The case for and against deflationary tokens

By MD, cryptochefs. All views are MD’s own.

We were having a discussion in the team discord the other day about deflationary tokens. This was relevant, as our current project is a deflationary token. We’re active in most of the places you’d expect low-cap crypto-pioneers to be hanging out, so there’s usually one us listening into the chat! Two of the team had seen a conversation which went broadly along the following lines: “Deflationary tokens are rubbish. Because they are deflationary they always end up going down in value!”

Luckily I wasn’t there, or we’d have opened up an impromtu economics lesson and I’d have cleared out the discord. But it got me wondering how many people have the same view.

To address this we first need to unpack what ‘deflationary’ means. And no, it’s not the same as deflation. In a nutshell it refers to when a supply of a thing goes DOWN. It’s the opposite of inflationary, where the supply of a thing goes UP.

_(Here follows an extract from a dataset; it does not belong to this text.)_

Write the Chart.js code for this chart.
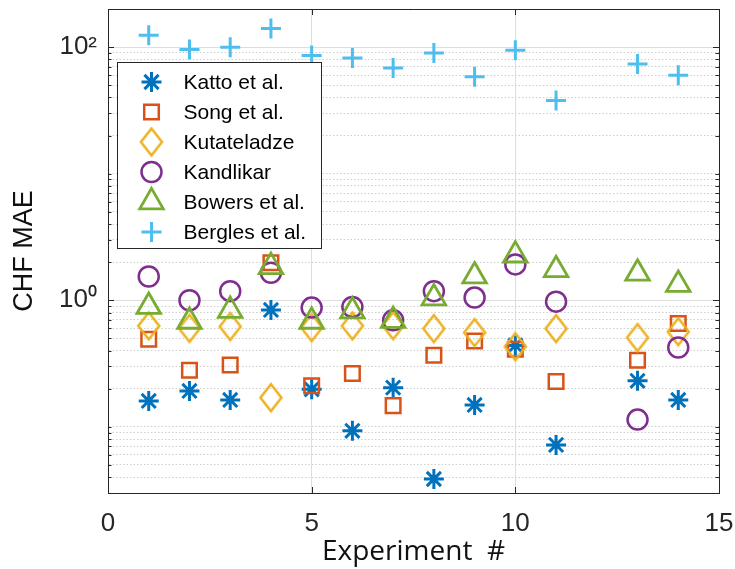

Now, what does economics 101 tell us? It’s that the price of anything, absolutely anything, is governed by supply and demand. Increase supply against fixed demand and the price goes down. If apple producers suddenly double their yield and people are still eating the same number of apples the price of apples will go down, as the apple producers compete to sell their stocks of apples. The inverse is of course true, and if we reduce supply against a fixed demand prices go up. If it’s a bad year for apple growing and the apple yield is 50% of normal, and demand for apples is constant, then each apple goes up in price to reflect that scarcity of supply.

Something that is deflationary has a reducing supply. In the case of crypto with automatic burns this deflationary nature is baked into the smart contract. And when we reduce supply and keep demand the same we KNOW that thing goes up in value, as it is more valuable in increased scarcity.

So the people at the top of the discussion had it entirely the wrong way round. Deflationary tokens don’t go down in value because they are deflationary. Something that is deflationary should tend up in value. But they had one thing right — we are certainly seeing quite a few tokens with automatic burns dropping off in value. So what is happening here?

Well, I would argue that we are dealing with the other side of the equation, with the DEMAND side. These tokens are deflationary so supply is going down, we know that. But demand is not fixed, and it’s demand that goes over the cliff, usually when people begin to ask ‘hey, what’s the VALUE in this thing I own?’ And so often the team developing the token hasn’t baked that value into the smart contract, and doesn’t seem to be doing the work to create that value after launch. Because believe me, planning for and creating value is work. But it’s so worth it!

So to round this out, it’s all about supply and demand. If you have something where the supply will reduce (aka deflationary), be happy, reduced supply is good for you! BUT, pay more attention to where you think demand will lie, as both things are important. A huge supply and a low supply of something that no one wants is worth exactly the same. Seek out tokens and projects from teams that know what they are doing, who have put the hard yards in pre-launch to build a good product, and who intend on continuing to build value into that product in the weeks, months and years ahead.